Watching the episode today, it’s immediately apparent how much has changed in 20 years. To many women in 2018, a new vibrator might seem no more exotic a purchase than a new pair of shoes (which the ladies of Sex and the City famously had plenty of). But in the show, Miranda’s friends, while not quite scandalized, are initially dismissive of the idea that a vibrator could truly be enjoyable. They all voice their objections on the grounds that Miranda’s new best friend is merely a “substitute” for “the real thing,” and not a source of pleasure to be seriously considered. 

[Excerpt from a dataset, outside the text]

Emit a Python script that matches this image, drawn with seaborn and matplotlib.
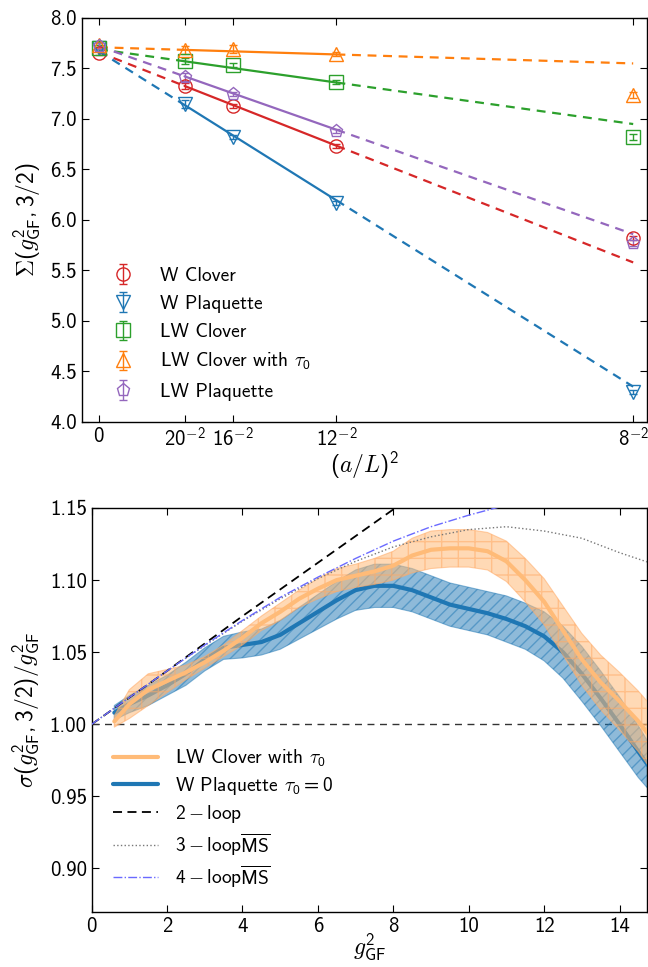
import numpy as np
import pandas as pd
import seaborn as sns
import matplotlib.pyplot as plt

# ---- top panel data: Sigma(g^2, 3/2) vs (a/L)^2 ----
x_top = [0.0, 20.0**-2, 16.0**-2, 12.0**-2, 8.0**-2]
xtick_labels = ["$0$", "$20^{-2}$", "$16^{-2}$", "$12^{-2}$", "$8^{-2}$"]

series_names = ["W Clover", "W Plaquette", "LW Clover", r"LW Clover with $\tau_0$", "LW Plaquette"]
series_colors = ["#d62728", "#1f77b4", "#2ca02c", "#ff7f0e", "#9467bd"]
series_markers = ["o", "v", "s", "^", "p"]

w_clover = [7.65, 7.33, 7.13, 6.73, 5.82]
w_plaq = [7.70, 7.15, 6.82, 6.17, 4.30]
lw_clover = [7.70, 7.57, 7.53, 7.37, 6.82]
lw_clover_tau = [7.73, 7.68, 7.69, 7.64, 7.24]
lw_plaq = [7.72, 7.42, 7.25, 6.88, 5.77]
top_values = [w_clover, w_plaq, lw_clover, lw_clover_tau, lw_plaq]

w_clover_err = [0.02, 0.03, 0.02, 0.02, 0.02]
w_plaq_err = [0.03, 0.04, 0.02, 0.02, 0.02]
lw_clover_err = [0.03, 0.03, 0.02, 0.02, 0.03]
lw_clover_tau_err = [0.03, 0.04, 0.04, 0.02, 0.03]
lw_plaq_err = [0.03, 0.04, 0.02, 0.02, 0.03]
top_errors = [w_clover_err, w_plaq_err, lw_clover_err, lw_clover_tau_err, lw_plaq_err]

# continuum fit lines: value at (a/L)^2 = 0 and at 8^-2
fit_at_zero = [7.66, 7.67, 7.69, 7.71, 7.72]
fit_at_8 = [5.58, 4.35, 6.95, 7.55, 5.86]

# ---- bottom panel data: sigma/g^2 vs g^2 ----
g2 = [0.6, 1.0, 1.5, 2.0, 2.5, 3.0, 3.5, 4.0, 4.5, 5.0, 5.5, 6.0, 6.5, 7.0, 7.5,
      8.0, 8.5, 9.0, 9.5, 10.0, 10.5, 11.0, 11.5, 12.0, 12.5, 13.0, 13.5, 14.0, 14.5, 14.8]
lw_tau_center = [1.002, 1.014, 1.024, 1.030, 1.036, 1.043, 1.051, 1.060, 1.070, 1.078,
                 1.087, 1.094, 1.100, 1.103, 1.106, 1.110, 1.117, 1.121, 1.122, 1.122,
                 1.120, 1.113, 1.100, 1.085, 1.065, 1.045, 1.029, 1.016, 1.002, 0.992]
lw_tau_halfwidth = [0.004, 0.010, 0.011, 0.008, 0.005, 0.004, 0.004, 0.005, 0.005, 0.006,
                    0.006, 0.007, 0.008, 0.008, 0.009, 0.010, 0.012, 0.013, 0.013, 0.013,
                    0.013, 0.014, 0.015, 0.016, 0.017, 0.018, 0.019, 0.020, 0.021, 0.022]
wplaq_center = [1.008, 1.014, 1.020, 1.027, 1.035, 1.045, 1.053, 1.055, 1.057, 1.062,
                1.070, 1.078, 1.086, 1.093, 1.096, 1.096, 1.093, 1.088, 1.083, 1.080,
                1.077, 1.073, 1.068, 1.061, 1.050, 1.035, 1.018, 1.000, 0.981, 0.970]
wplaq_halfwidth = [0.005, 0.006, 0.007, 0.007, 0.008, 0.008, 0.008, 0.009, 0.009, 0.010,
                   0.011, 0.012, 0.013, 0.014, 0.015, 0.015, 0.015, 0.015, 0.015, 0.015,
                   0.015, 0.016, 0.016, 0.017, 0.018, 0.019, 0.019, 0.019, 0.018, 0.016]

loop2_g2 = [0.0, 2.0, 4.0, 6.0, 8.0, 8.3]
loop2_val = [1.0, 1.037, 1.075, 1.112, 1.149, 1.155]
loop3_g2 = [0, 1, 2, 3, 4, 5, 6, 7, 8, 9, 10, 11, 12, 13, 14, 14.8]
loop3_val = [1.0, 1.0186, 1.037, 1.0547, 1.0715, 1.087, 1.101, 1.113, 1.123, 1.130,
             1.135, 1.137, 1.134, 1.129, 1.119, 1.112]
loop4_g2 = [0, 1, 2, 3, 4, 5, 6, 7, 8, 9, 10, 11]
loop4_val = [1.0, 1.0186, 1.037, 1.055, 1.072, 1.088, 1.102, 1.115, 1.127, 1.137, 1.145, 1.152]

# ---- style ----
sns.set_style("ticks")
plt.rcParams["font.family"] = ["cmss10", "DejaVu Sans"]
plt.rcParams.update({
    "mathtext.fontset": "custom",
    "mathtext.rm": "cmss10",
    "mathtext.sf": "cmss10",
    "mathtext.it": "cmmi10",
    "mathtext.bf": "cmss10",
    "axes.unicode_minus": False,
    "xtick.direction": "in",
    "ytick.direction": "in",
    "xtick.top": True,
    "ytick.right": True,
    "xtick.major.size": 5,
    "ytick.major.size": 5,
    "axes.edgecolor": "black",
    "axes.linewidth": 1.0,
    "xtick.color": "black",
    "ytick.color": "black",
    "axes.labelcolor": "black",
    "text.color": "black",
})

fig = plt.figure(figsize=(6.48, 9.67), dpi=100)
ax1 = fig.add_axes([0.1265, 0.5636, 0.872, 0.4178])
ax2 = fig.add_axes([0.1415, 0.0572, 0.857, 0.4175])

# ---- top panel ----
x_end = x_top[-1]
for name, col, mk, vals, errs, f0, f8 in zip(series_names, series_colors, series_markers,
                                               top_values, top_errors, fit_at_zero, fit_at_8):
    slope = (f8 - f0) / x_end
    fit_df = pd.DataFrame({"x": [0.0, x_top[1], x_top[3], x_end]})
    fit_df["y"] = f0 + slope * fit_df["x"]
    # dashed extrapolation, solid over fitted range
    ax1.plot(fit_df["x"][:2], fit_df["y"][:2], ls="--", color=col, lw=1.6, dashes=(4, 3))
    ax1.plot(fit_df["x"][2:], fit_df["y"][2:], ls="--", color=col, lw=1.6, dashes=(4, 3))
    sns.lineplot(data=fit_df.iloc[1:3], x="x", y="y", color=col, lw=1.6, ax=ax1)
    ax1.errorbar(x_top, vals, yerr=errs, fmt=mk, color=col, mfc="none", mec=col,
                 ms=9.5, mew=1.0, capsize=3, elinewidth=1.0, label=name)

ax1.set_xlim(-0.0005, 0.01603)
ax1.set_ylim(4.0, 8.0)
ax1.set_xticks(x_top)
ax1.set_xticklabels(xtick_labels, fontsize=15)
ax1.set_yticks(np.arange(4.0, 8.01, 0.5))
ax1.set_yticklabels([f"{v:.1f}" for v in np.arange(4.0, 8.01, 0.5)], fontsize=15)
ax1.set_xlabel(r"$(a/L)^2$", fontsize=17, labelpad=0)
ax1.set_ylabel(r"$\Sigma(g^2_{\rm GF},3/2)$", fontsize=17, labelpad=6)
ax1.legend(loc="lower left", bbox_to_anchor=(0.0, 0.0), frameon=False, fontsize=14,
           handletextpad=0.9, labelspacing=0.52, borderpad=0.6)

# ---- bottom panel ----
g2a = np.array(g2)
lwc = np.array(lw_tau_center)
lwh = np.array(lw_tau_halfwidth)
wpc = np.array(wplaq_center)
wph = np.array(wplaq_halfwidth)

ax2.axhline(1.0, color="#333333", ls="--", lw=1.0, dashes=(5, 4))

ax2.fill_between(g2a, wpc - wph, wpc + wph, facecolor="#1f77b4", alpha=0.5,
                 edgecolor="#1f77b4", hatch="///", lw=0.8, zorder=2)
sns.lineplot(x=g2a, y=wpc, color="#1f77b4", lw=3, ax=ax2, zorder=3,
             label=r"W Plaquette $\tau_0=0$")
ax2.fill_between(g2a, lwc - lwh, lwc + lwh, facecolor="#ffbb78", alpha=0.55,
                 edgecolor="#ffaa66", hatch="+", lw=0.8, zorder=4)
sns.lineplot(x=g2a, y=lwc, color="#ffbb78", lw=3, ax=ax2, zorder=5,
             label=r"LW Clover with $\tau_0$")

sns.lineplot(x=loop2_g2, y=loop2_val, color="black", lw=1.3, ax=ax2, zorder=6,
             label=r"$2-{\rm loop}$")
ax2.lines[-1].set_dashes((5, 3))
sns.lineplot(x=loop3_g2, y=loop3_val, color="#777777", lw=1.0, ax=ax2, zorder=6,
             label=r"$3-{\rm loop}\overline{\rm MS}$")
ax2.lines[-1].set_linestyle(":")
sns.lineplot(x=loop4_g2, y=loop4_val, color="#6a6aff", lw=1.0, ax=ax2, zorder=6,
             label=r"$4-{\rm loop}\overline{\rm MS}$")
ax2.lines[-1].set_linestyle("-.")

ax2.set_xlim(0, 14.73)
ax2.set_ylim(0.87, 1.15)
ax2.set_xticks(np.arange(0, 15, 2))
ax2.set_xticklabels([str(v) for v in range(0, 15, 2)], fontsize=15)
ax2.set_yticks(np.arange(0.90, 1.151, 0.05))
ax2.set_yticklabels([f"{v:.2f}" for v in np.arange(0.90, 1.151, 0.05)], fontsize=15)
ax2.set_xlabel(r"$g^2_{\rm GF}$", fontsize=17, labelpad=-3)
ax2.set_ylabel(r"$\sigma(g^2_{\rm GF},3/2)/g^2_{\rm GF}$", fontsize=17, labelpad=6)

h, l = ax2.get_legend_handles_labels()
order = [l.index(r"LW Clover with $\tau_0$"), l.index(r"W Plaquette $\tau_0=0$"),
         l.index(r"$2-{\rm loop}$"), l.index(r"$3-{\rm loop}\overline{\rm MS}$"),
         l.index(r"$4-{\rm loop}\overline{\rm MS}$")]
ax2.legend([h[i] for i in order], [l[i] for i in order], loc="lower left",
           frameon=False, fontsize=14, handlelength=2.3, handletextpad=0.9,
           labelspacing=0.3, borderpad=0.6)

fig.savefig("out.png", dpi=100)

However, all that changes once Charlotte, the show’s most innocent and romantic character, test-drives a Rabbit for herself out of curiosity. She becomes so enamored of the toy that her friends essentially have to stage an intervention once Charlotte locks herself in her room with her new battery-powered lover. “Real thing” be damned—it turns out that Miranda was right, and that the satisfaction provided by the Rabbit is more than real enough.

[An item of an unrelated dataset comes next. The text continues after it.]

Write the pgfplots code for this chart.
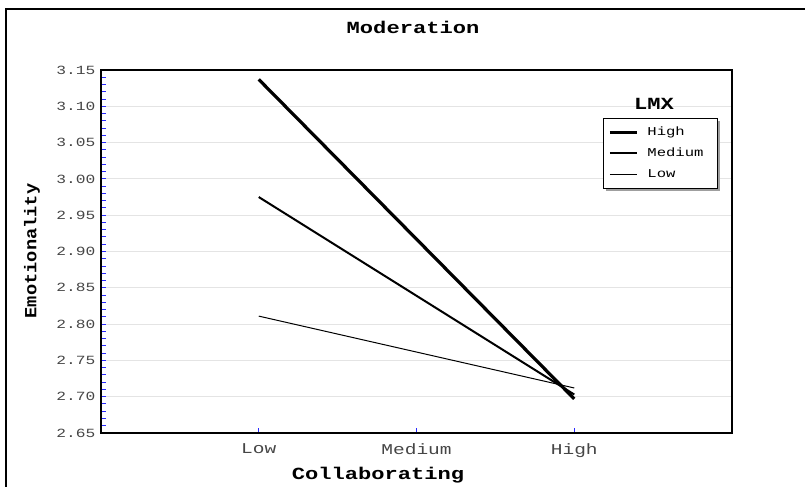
\documentclass[border=0pt]{standalone}
\usepackage{fontspec}
\usepackage{pgfplots}
\pgfplotsset{compat=1.18}
\setmainfont{Liberation Mono}
\newfontfamily\wmono[FakeStretch=1.3]{Liberation Mono}
\newfontfamily\ymono[FakeStretch=1.1]{Liberation Mono}
\definecolor{tickblue}{RGB}{40,40,255}
\definecolor{gridgray}{RGB}{228,228,228}
\definecolor{labgray}{RGB}{70,70,70}
\begin{document}
\begin{tikzpicture}[x=1bp,y=1bp]
\useasboundingbox (0,0) rectangle (805,487);
\draw[line width=1.5bp] (6,-5) -- (6,478) -- (815,478);
\begin{axis}[
  at={(101bp,54bp)}, anchor=south west,
  scale only axis, width=631bp, height=363bp,
  xmin=0, xmax=4, ymin=2.65, ymax=3.15,
  xtick={1,2,3}, xticklabels={Low,Medium,High},
  ytick={2.65,2.70,...,3.151},
  minor y tick num=4,
  xtick pos=bottom, ytick pos=left,
  tick align=inside,
  major tick length=5bp, minor tick length=5bp,
  every tick/.style={tickblue, line width=1bp},
  minor tick style={tickblue, line width=1bp},
  axis line style={line width=2.5bp},
  ymajorgrids, grid style={gridgray, line width=1bp},
  /pgf/number format/assume math mode=true,
  /pgf/number format/.cd, fixed, precision=2, fixed zerofill, /pgfplots/.cd,
  yticklabel style={font=\wmono\fontsize{12.5bp}{12.5bp}\selectfont, text=labgray, xshift=-2bp},
  xticklabel style={font=\wmono\fontsize{15bp}{15bp}\selectfont, text=labgray, yshift=-7bp},
  title={Moderation},
  title style={font=\wmono\bfseries\fontsize{17bp}{17bp}\selectfont, at={(rel axis cs:0.4945,1.1185)}, anchor=center, yshift=-6pt},
  xlabel={Collaborating},
  xlabel style={font=\wmono\bfseries\fontsize{17bp}{17bp}\selectfont, at={(rel axis cs:0.439,-0.1157)}, anchor=center},
  ylabel={Emotionality},
  ylabel style={font=\ymono\bfseries\fontsize{17bp}{17bp}\selectfont, at={(rel axis cs:-0.1094,0.5014)}, anchor=center},
  legend style={at={(rel axis cs:0.8035,0.8581)}, anchor=north west,
    draw=none, fill=none,
    font=\wmono\fontsize{12bp}{12bp}\selectfont,
    inner sep=0pt,
    nodes={inner ysep=5bp, inner xsep=0pt, text height=9bp, text depth=2bp},
    /tikz/every odd column/.append style={column sep=9bp},
    row sep=0pt},
  legend cell align=left,
  legend image code/.code={\draw[#1] (0bp,0bp) -- (27bp,0bp);},
]
\fill[gray!75] (rel axis cs:0.8003,0.8595) rectangle (rel axis cs:0.9810,0.6667);
\draw[fill=white, line width=0.8bp] (rel axis cs:0.7956,0.8678) rectangle (rel axis cs:0.9762,0.6749);
\addplot[black, line width=3.2bp] coordinates {(1,3.137) (3,2.697)};
\addplot[black, line width=2bp] coordinates {(1,2.975) (3,2.703)};
\addplot[black, line width=1bp] coordinates {(1,2.811) (3,2.712)};
\legend{High,Medium,Low}
\node[font=\wmono\bfseries\fontsize{17bp}{17bp}\selectfont] at (rel axis cs:0.8764,0.9063) {LMX};
\end{axis}
\end{tikzpicture}
\end{document}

The rest is history. After the episode aired, the sex toy landscape was hit by the buzz heard round the world. 

An Overnight Sensation

According to Forbes, the manufacturer of the original Rabbit vibe (yes, there used to be only one model on the market!) felt an immediate impact, with sales of the toy skyrocketing 700% over the next few years. Likewise, brick-and-mortar boutiques that distributed Rabbit vibrators and other sex toys awoke the next day to women practically lining up around the block to ask for the Rabbit by name, a phenomenon that was up until that point unprecedented.

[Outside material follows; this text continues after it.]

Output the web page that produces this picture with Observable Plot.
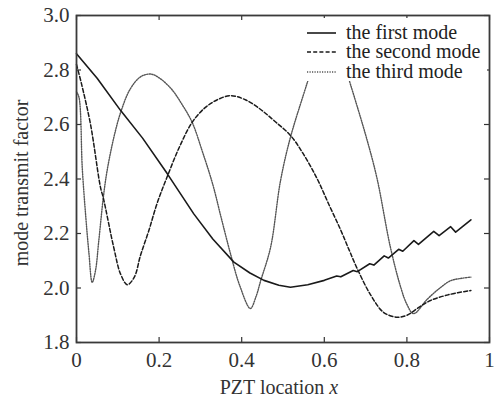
<!DOCTYPE html>
<html>
<head>
<meta charset="utf-8">
<script src="https://cdn.jsdelivr.net/npm/d3@7"></script>
<script src="https://cdn.jsdelivr.net/npm/@observablehq/plot@0.6"></script>
<style>
  html, body { margin: 0; padding: 0; background: #fff; }
  #chart { width: 494px; height: 399px; position: relative; }
</style>
</head>
<body>
<div id="chart"></div>
<script>
// ---- data ----
const seriesNames = ["the first mode", "the second mode", "the third mode"];

const mode1X = [0, 0.05, 0.107, 0.16, 0.22, 0.284, 0.33, 0.381, 0.42, 0.454, 0.49, 0.518, 0.56, 0.60, 0.63, 0.64, 0.67, 0.68, 0.71, 0.72, 0.745, 0.755, 0.78, 0.79, 0.817, 0.828, 0.865, 0.878, 0.906, 0.918, 0.955];
const mode1Y = [2.86, 2.77, 2.651, 2.55, 2.419, 2.272, 2.18, 2.095, 2.055, 2.028, 2.010, 2.003, 2.012, 2.028, 2.044, 2.041, 2.064, 2.060, 2.089, 2.084, 2.118, 2.110, 2.142, 2.135, 2.174, 2.160, 2.208, 2.192, 2.225, 2.205, 2.250];

const mode2X = [0, 0.012, 0.034, 0.058, 0.065, 0.09, 0.107, 0.123, 0.14, 0.155, 0.175, 0.195, 0.22, 0.25, 0.28, 0.31, 0.34, 0.373, 0.41, 0.446, 0.48, 0.518, 0.55, 0.583, 0.61, 0.639, 0.66, 0.68, 0.712, 0.744, 0.776, 0.80, 0.83, 0.857, 0.90, 0.955];
const mode2Y = [2.82, 2.75, 2.60, 2.37, 2.33, 2.15, 2.05, 2.012, 2.04, 2.12, 2.21, 2.31, 2.41, 2.52, 2.608, 2.66, 2.69, 2.706, 2.69, 2.655, 2.612, 2.56, 2.49, 2.40, 2.31, 2.215, 2.14, 2.07, 1.975, 1.91, 1.893, 1.90, 1.93, 1.954, 1.975, 1.991];

const mode3X = [0, 0.006, 0.014, 0.022, 0.030, 0.038, 0.046, 0.054, 0.065, 0.074, 0.09, 0.107, 0.13, 0.155, 0.18, 0.203, 0.23, 0.255, 0.28, 0.305, 0.33, 0.35, 0.373, 0.395, 0.421, 0.435, 0.446, 0.47, 0.494, 0.518, 0.559, 0.58, 0.61, 0.64, 0.663, 0.704, 0.728, 0.76, 0.785, 0.80, 0.816, 0.85, 0.88, 0.906, 0.93, 0.955];
const mode3Y = [2.72, 2.70, 2.44, 2.27, 2.13, 2.021, 2.064, 2.174, 2.333, 2.43, 2.55, 2.645, 2.73, 2.775, 2.785, 2.768, 2.73, 2.675, 2.608, 2.50, 2.38, 2.26, 2.125, 2.01, 1.925, 1.97, 2.027, 2.15, 2.394, 2.553, 2.755, 2.86, 2.93, 2.86, 2.749, 2.541, 2.40, 2.15, 2.003, 1.94, 1.906, 1.96, 2.00, 2.027, 2.035, 2.04];

const xTicks = [0, 0.2, 0.4, 0.6, 0.8, 1];
const xTickLabels = ["0", "0.2", "0.4", "0.6", "0.8", "1"];
const yTicks = [1.8, 2.0, 2.2, 2.4, 2.6, 2.8, 3.0];
const yTickLabels = ["1.8", "2.0", "2.2", "2.4", "2.6", "2.8", "3.0"];

// ---- build tables ----
const toRows = (xs, ys) => xs.map((x, i) => ({x, y: ys[i]}));
const rows1 = toRows(mode1X, mode1Y);
const rows2 = toRows(mode2X, mode2Y);
const rows3 = toRows(mode3X, mode3Y);

const styles = [
  {stroke: "#1a1a1a", strokeWidth: 1.6, strokeDasharray: null},
  {stroke: "#1a1a1a", strokeWidth: 1.5, strokeDasharray: "4,2.2"},
  {stroke: "#555", strokeWidth: 1.4, strokeDasharray: "1.2,1.3"}
];

const W = 494, H = 399;
const mL = 76, mR = 5, mT = 15, mB = 57;
const innerW = W - mL - mR, innerH = H - mT - mB;
const tickLen = 5;

const chart = Plot.plot({
  width: W, height: H,
  marginLeft: mL, marginRight: mR, marginTop: mT, marginBottom: mB,
  style: {fontFamily: "'Liberation Serif', serif", fontSize: "21px", background: "#fff", color: "#333"},
  x: {domain: [0, 1], axis: null},
  y: {domain: [1.8, 3.0], axis: null},
  marks: [
    Plot.line(rows3, {x: "x", y: "y", curve: "catmull-rom", ...styles[2]}),
    Plot.line(rows2, {x: "x", y: "y", curve: "catmull-rom", ...styles[1]}),
    Plot.line(rows1, {x: "x", y: "y", curve: "linear", ...styles[0]}),
    // inward ticks on all four sides
    Plot.tickX(xTicks, {x: d => d, insetTop: innerH - tickLen, stroke: "#333", strokeWidth: 1.2}),
    Plot.tickX(xTicks, {x: d => d, insetBottom: innerH - tickLen, stroke: "#333", strokeWidth: 1.2}),
    Plot.tickY(yTicks, {y: d => d, insetRight: innerW - tickLen, stroke: "#333", strokeWidth: 1.2}),
    Plot.tickY(yTicks, {y: d => d, insetLeft: innerW - tickLen, stroke: "#333", strokeWidth: 1.2}),
    Plot.axisX(xTicks, {tickSize: 0, tickPadding: 10, tickFormat: d => xTickLabels[xTicks.indexOf(d)], label: null, fill: "#333"}),
    Plot.axisY(yTicks, {tickSize: 0, tickPadding: 7, tickFormat: d => yTickLabels[yTicks.indexOf(d)], label: null, fill: "#333"}),
    Plot.frame({stroke: "#3a3a3a", strokeWidth: 1.8})
  ]
});

document.getElementById("chart").appendChild(chart);

// ---- axis titles and legend ----
const svg = d3.select(chart);

const xl = svg.append("text")
  .attr("x", 279).attr("y", 394)
  .attr("text-anchor", "middle")
  .attr("font-size", 20).attr("fill", "#333");
xl.append("tspan").text("PZT location ");
xl.append("tspan").attr("font-style", "italic").text("x");

svg.append("text")
  .attr("transform", "translate(28,183) rotate(-90)")
  .attr("text-anchor", "middle")
  .attr("font-size", 20).attr("fill", "#333")
  .text("mode transmit factor");

const lg = svg.append("g");
lg.append("rect").attr("x", 303).attr("y", 18).attr("width", 184).attr("height", 63).attr("fill", "#fff");
const rowY = [33, 52, 72];
seriesNames.forEach((name, i) => {
  const st = styles[i];
  lg.append("line")
    .attr("x1", 307).attr("x2", 336).attr("y1", rowY[i]).attr("y2", rowY[i])
    .attr("stroke", st.stroke).attr("stroke-width", st.strokeWidth)
    .attr("stroke-dasharray", st.strokeDasharray);
  lg.append("text")
    .attr("x", 346).attr("y", rowY[i] + 5.5)
    .attr("text-anchor", "start")
    .attr("font-size", 20).attr("fill", "#222")
    .text(name);
});
</script>
</body>
</html>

Simply but powerfully, an hour of television had an overnight impact on the way thousands of American women perceived sexual pleasure broadly, and sex toys in particular. As an alternative to the message that they needed to wait for “the real thing”—whether it was Carrie’s want of a successful marriage, Samantha’s lust for a well-endowed partner, or Charlotte’s dream of the perfect romance—women were hearing something different from a mainstream outlet for the first time. Sex and the City portrayed taking pleasure into one’s own hands (literally) as something purely empowered, joyful, approachable and fun. The show’s glamorous characters were taking their independence one step further by embracing the idea that sexual pleasure—deeply satisfying, come-for-five-minutes pleasure—could be had with or without a partner, and entirely on one’s own time and terms. 

Beyond Episode Nine

This vastly more positive portrayal of sex toys themselves, as well as of their retailers, had an irreversible effect on the industry. Most obviously, the Rabbit vibrator became a phenomenon in and of itself. We weren’t lying when we mentioned above that there used to be a single Rabbit vibrator model available, offered by only one manufacturer. After Sex and the City sparked the Rabbit vibrator craze, hundreds of variations quickly appeared on the market, each putting their own spin on the iconic design. Now, some of those second- and third-wave vibrators are considered the best on the market (for example, the Happy Rabbit, which routinely appears on “Best Rabbit Vibrator” lists).

The show’s depiction of the toy itself as a pleasure powerhouse that’s also pink and chic did a lot of work towards demystifying sex toys, and also created a demand for luxury toys that were as sleek and attractive as they were functional (much like Carrie Bradshaw’s beloved Manolo Blahnik heels). Luxury sex toy design is a booming industry, with manufacturers like Lelo and Jopen offering beautifully designed, highly-specialized toys that fit seamlessly into user’s sex lives as well as into their tech lives.

Additionally, the show’s depiction of shopping for sex toys contrasted sharply with previous cultural stereotypes of sex toys and their sellers being inherently seedy or perverse. Far from it: its scene set in a chic-looking sex toy boutique, where the show’s fashionable characters openly shopped for vibrators and had fun doing it, upended viewer’s expectations of what the sex toy shopping experience might be like. The episode provided them with a true-to-life example of what a fun, non-intimidating and totally unashamed sex toy shopping experience could be like. If you’ve ever strolled into a local sex toy boutique and walked out with a double-eared new toy, or shopped for Rabbit vibrators online, you have Sex and the City and its fans to thank.